Thursday, April 25, 2013

Asking the difficult question

With an estimated 270 million civilian-owned firearms in the US - nearly one for every man, woman, and child - the odds are good that there's a gun (if not several) located someplace where your child spends time.  In fact, more than 1.5 million children live in households where firearms are kept unlocked and loaded, and sadly over 100 innocent kids are killed every year
(The American Academy of Pediatrics)
For the record, we own guns.  But we take the right steps to keep guns away from our kids and their friends.  We store the guns unloaded upstairs behind closed doors.  We keep the ammunition in a locked case downstairs. Additionally, we have already started teaching gun safety to the kids - whether its about a real gun or a Nerf gun, we (but Brian especially) have taught the dos and the don'ts. But to some parents, it has never occurred to them to ask others whether they do the same.  Unfortunately, very few parents raise the issue of firearms before letting their kid play at someone else's home.

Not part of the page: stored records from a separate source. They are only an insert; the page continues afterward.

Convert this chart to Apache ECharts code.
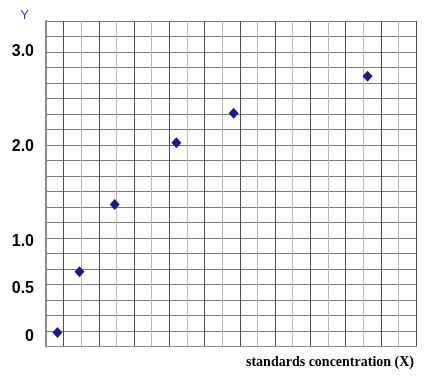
<!DOCTYPE html>
<html>
<head>
<meta charset="utf-8">
<script src="https://cdn.jsdelivr.net/npm/echarts@6/dist/echarts.min.js"></script>
<style>
html,body{margin:0;padding:0;background:#fff;}
#chart{width:436px;height:383px;}
</style>
</head>
<body>
<div id="chart"></div>
<script>
// Standards (x in grid cells along the concentration axis, y = measured Y)
var xValues = [0.65, 1.9, 3.9, 7.4, 10.65, 18.25];
var yValues = [0.04, 0.68, 1.39, 2.04, 2.35, 2.74];
var yTickValues = [0, 0.5, 1, 2, 3];
var yTickLabels = ['0', '0.5', '1.0', '2.0', '3.0'];
var xAxisTitle = 'standards concentration (X)';
var yAxisTitle = 'Y';

var points = xValues.map(function (x, i) { return [x, yValues[i]]; });

var chart = echarts.init(document.getElementById('chart'), null, {renderer: 'canvas'});
chart.setOption({
  backgroundColor: '#ffffff',
  animation: false,
  grid: {left: 46, right: 20, top: 21, bottom: 36.5, containLabel: false},
  xAxis: [{
    type: 'value', min: 0, max: 21, interval: 1,
    axisLine: {show: true, lineStyle: {color: '#8a8a8a', width: 1}},
    axisTick: {show: false},
    axisLabel: {show: false},
    splitLine: {show: true, lineStyle: {color: ['#b8b8b8', '#4e4e4e'], width: 1}},
    name: xAxisTitle,
    nameLocation: 'end',
    nameGap: -2,
    nameTextStyle: {
      fontFamily: 'Liberation Serif', fontWeight: 'bold', fontSize: 14,
      color: '#000', align: 'right', verticalAlign: 'top', padding: [9, 0, 0, 0]
    }
  }],
  yAxis: [{
    // grid rows
    type: 'value', min: 0, max: 21, interval: 1, position: 'right',
    axisLine: {show: true, lineStyle: {color: '#8a8a8a', width: 2}},
    axisTick: {show: false},
    axisLabel: {show: false},
    splitLine: {show: true, lineStyle: {color: '#7a7a7a', width: 1}}
  }, {
    // value scale for Y
    type: 'value', min: -0.1085, max: 3.3235, position: 'left',
    axisLine: {show: false},
    axisTick: {show: false},
    splitLine: {show: false},
    axisLabel: {
      show: true, customValues: yTickValues, margin: 12,
      fontFamily: 'Liberation Sans', fontWeight: 'bold', fontSize: 16, color: '#000',
      formatter: function (v) {
        for (var i = 0; i < yTickValues.length; i++) {
          if (Math.abs(yTickValues[i] - v) < 1e-6) return yTickLabels[i];
        }
        return '';
      }
    },
    name: yAxisTitle,
    nameLocation: 'end',
    nameGap: -1,
    nameTextStyle: {
      fontFamily: 'Liberation Sans', fontSize: 13, color: '#3c3cb0',
      align: 'right', padding: [0, 17, 0, 0]
    }
  }],
  series: [{
    type: 'scatter',
    xAxisIndex: 0,
    yAxisIndex: 1,
    data: points,
    symbol: 'diamond',
    symbolSize: [10, 11],
    itemStyle: {color: '#1a1a88', opacity: 1}
  }]
});
</script>
</body>
</html>
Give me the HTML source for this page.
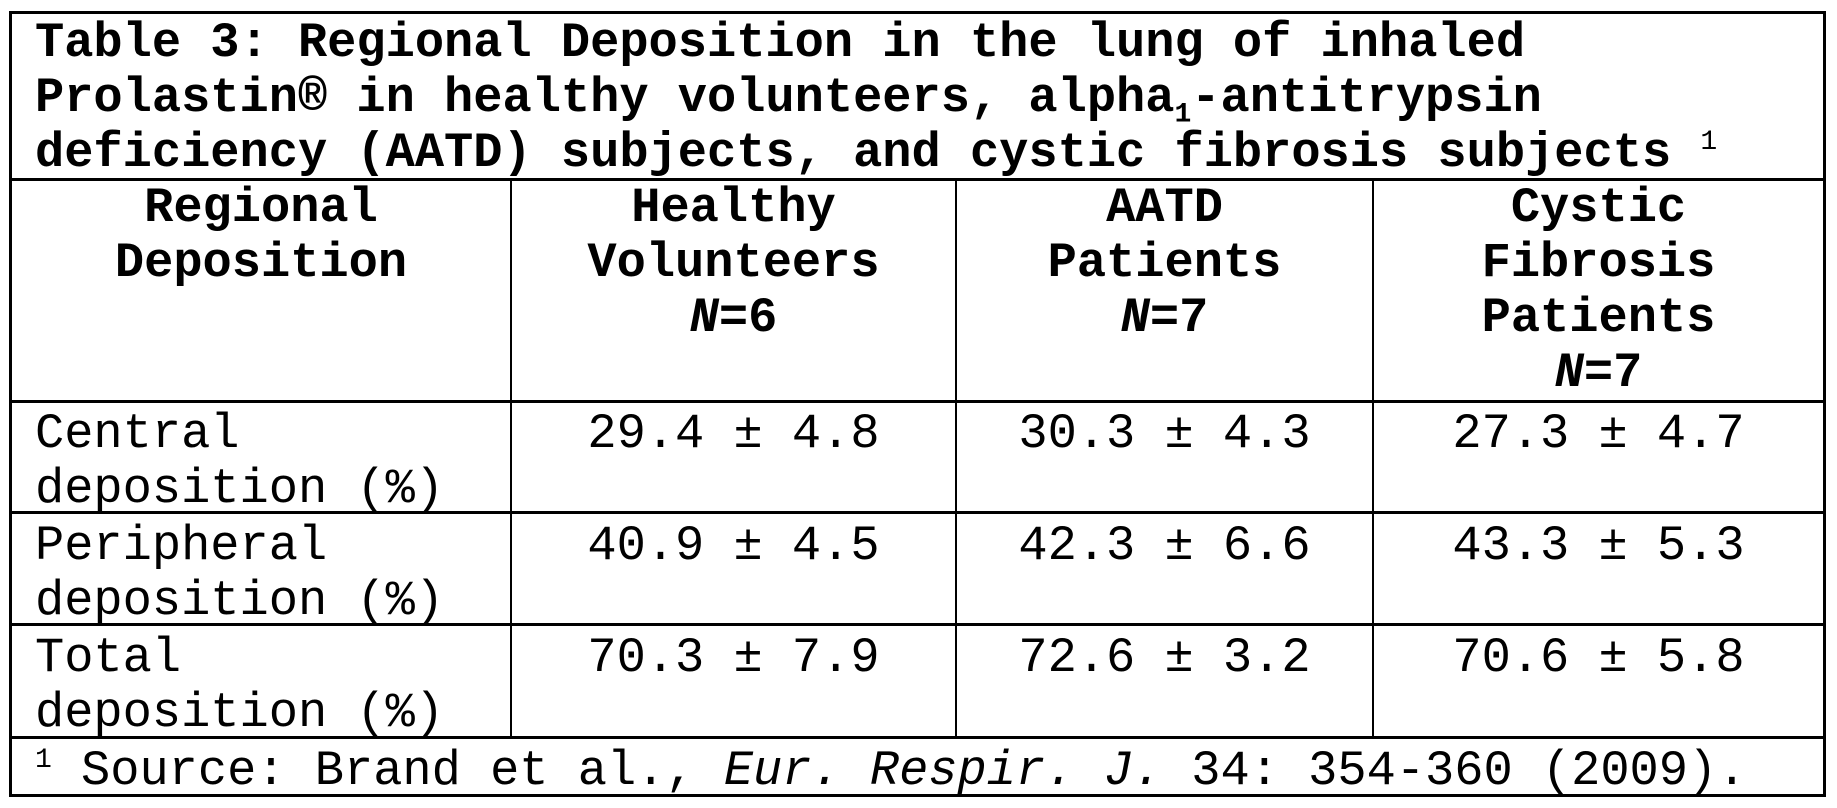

Before allowing a playdate at someone else's house for the first time, it's essential to ask the parents about guns.  For many people, they just don't think to ask that question or assume that all parents who own guns take the necessary safety precautions.  You just can't be sure.  Like many families up here in Alaska (or anywhere for that fact), we like to hunt or even target shoot.  Guns are sold everywhere and the safe assumption is that most every household has one.  You can bet your bottom dollar that we will ask the question when the time comes for our kids to attend birthday parties or sleepovers.  For some parents though, that seems too forward or not appropriate or just too sensitive of a subject.  But I assure you that your child(ren)'s life is worth that question - it's as simple as, "For peace of mind, do you have guns in your home, and if so, can you tell me how you keep your guns secured?"  As one of my dear friends put it - if another child had allergies, the parent wouldn't feel weird about asking if we had dogs, or cats, or peanuts, would they?  I'm certain they wouldn't.  Remember, if an adult is offended by your questions about your child's safety, you might want to reconsider your child spending time in their home.
Teaching gun safety and also trying to explain to our young children about the tragic school violence that has happened in our country in recent years is no easy task.  But it's far better to have these types of conversations with your child(ren) than to ignore the issue of firearms entirely, as too many of us have done in the past or might still be doing.